## start RECORDS PROVIDED

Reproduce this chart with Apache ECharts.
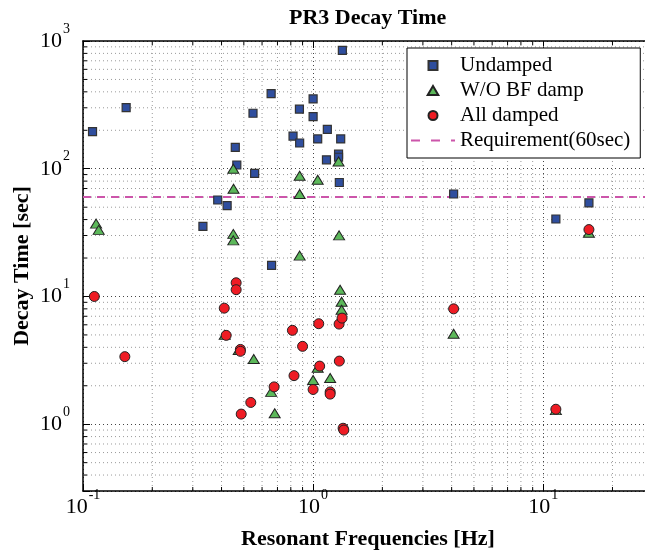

## end RECORDS PROVIDED
## start RECORDS PROVIDED

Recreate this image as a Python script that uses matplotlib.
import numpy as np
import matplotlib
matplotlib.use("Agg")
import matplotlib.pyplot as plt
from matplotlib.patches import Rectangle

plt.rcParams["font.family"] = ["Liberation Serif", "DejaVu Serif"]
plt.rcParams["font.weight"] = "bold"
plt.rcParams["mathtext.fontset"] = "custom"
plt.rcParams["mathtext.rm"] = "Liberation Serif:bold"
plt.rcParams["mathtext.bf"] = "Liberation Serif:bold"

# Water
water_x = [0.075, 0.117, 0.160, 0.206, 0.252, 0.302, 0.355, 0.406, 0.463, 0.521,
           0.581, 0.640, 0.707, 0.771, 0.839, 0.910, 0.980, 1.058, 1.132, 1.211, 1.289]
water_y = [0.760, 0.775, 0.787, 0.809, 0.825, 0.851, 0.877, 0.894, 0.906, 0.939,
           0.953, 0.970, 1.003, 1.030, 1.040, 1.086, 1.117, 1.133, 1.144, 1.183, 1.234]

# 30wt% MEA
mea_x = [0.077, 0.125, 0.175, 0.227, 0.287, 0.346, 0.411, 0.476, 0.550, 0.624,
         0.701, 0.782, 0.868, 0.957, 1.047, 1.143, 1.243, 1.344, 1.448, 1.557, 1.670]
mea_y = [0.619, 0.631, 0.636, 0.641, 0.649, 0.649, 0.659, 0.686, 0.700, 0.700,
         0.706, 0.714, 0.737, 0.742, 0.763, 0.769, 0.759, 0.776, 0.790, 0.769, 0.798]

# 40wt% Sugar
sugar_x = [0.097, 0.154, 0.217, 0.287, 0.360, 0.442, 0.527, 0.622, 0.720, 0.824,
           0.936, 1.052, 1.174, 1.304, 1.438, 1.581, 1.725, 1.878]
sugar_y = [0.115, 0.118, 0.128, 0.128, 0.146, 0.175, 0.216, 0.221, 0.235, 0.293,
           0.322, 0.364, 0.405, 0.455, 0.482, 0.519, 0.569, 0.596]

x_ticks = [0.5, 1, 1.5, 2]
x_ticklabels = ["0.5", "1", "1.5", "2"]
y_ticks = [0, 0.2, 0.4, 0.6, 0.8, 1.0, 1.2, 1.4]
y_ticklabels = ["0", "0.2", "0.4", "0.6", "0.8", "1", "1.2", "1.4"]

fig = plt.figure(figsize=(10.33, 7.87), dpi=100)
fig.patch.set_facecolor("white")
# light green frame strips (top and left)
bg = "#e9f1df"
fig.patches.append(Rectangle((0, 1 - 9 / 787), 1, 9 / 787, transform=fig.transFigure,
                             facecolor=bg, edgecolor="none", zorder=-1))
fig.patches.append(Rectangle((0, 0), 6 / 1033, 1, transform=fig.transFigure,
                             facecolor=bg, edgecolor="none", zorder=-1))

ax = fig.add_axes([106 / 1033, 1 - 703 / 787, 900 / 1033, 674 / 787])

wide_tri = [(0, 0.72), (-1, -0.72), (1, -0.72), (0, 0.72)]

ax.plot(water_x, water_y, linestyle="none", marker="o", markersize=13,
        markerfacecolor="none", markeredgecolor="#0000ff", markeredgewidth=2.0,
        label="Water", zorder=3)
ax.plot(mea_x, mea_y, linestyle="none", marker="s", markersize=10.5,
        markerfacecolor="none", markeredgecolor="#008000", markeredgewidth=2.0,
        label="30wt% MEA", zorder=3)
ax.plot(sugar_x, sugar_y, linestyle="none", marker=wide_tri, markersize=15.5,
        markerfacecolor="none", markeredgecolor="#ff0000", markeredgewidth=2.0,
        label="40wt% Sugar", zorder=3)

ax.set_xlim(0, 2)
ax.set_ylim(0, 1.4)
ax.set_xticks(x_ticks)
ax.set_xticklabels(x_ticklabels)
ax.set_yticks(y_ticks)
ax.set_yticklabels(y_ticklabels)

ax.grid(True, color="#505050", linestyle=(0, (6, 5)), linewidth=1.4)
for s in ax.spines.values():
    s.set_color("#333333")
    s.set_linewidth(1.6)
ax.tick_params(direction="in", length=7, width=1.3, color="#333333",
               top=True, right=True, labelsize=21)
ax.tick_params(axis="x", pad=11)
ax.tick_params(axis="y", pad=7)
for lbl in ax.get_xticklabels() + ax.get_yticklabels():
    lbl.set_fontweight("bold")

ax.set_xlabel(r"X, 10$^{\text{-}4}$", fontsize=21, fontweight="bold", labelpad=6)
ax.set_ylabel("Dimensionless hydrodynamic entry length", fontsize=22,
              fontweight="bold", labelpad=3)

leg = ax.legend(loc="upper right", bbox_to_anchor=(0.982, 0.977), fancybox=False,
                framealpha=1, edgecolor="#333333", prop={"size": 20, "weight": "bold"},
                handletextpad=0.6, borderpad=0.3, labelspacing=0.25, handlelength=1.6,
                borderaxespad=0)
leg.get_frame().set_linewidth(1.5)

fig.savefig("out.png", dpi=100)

## end RECORDS PROVIDED

TASK INSTRUCTIONS » Look for lines containing the string "this" and copy them all.

EXERCISE SOLUTION »
Reproduce this chart with Apache ECharts.
Recreate this image as a Python script that uses matplotlib.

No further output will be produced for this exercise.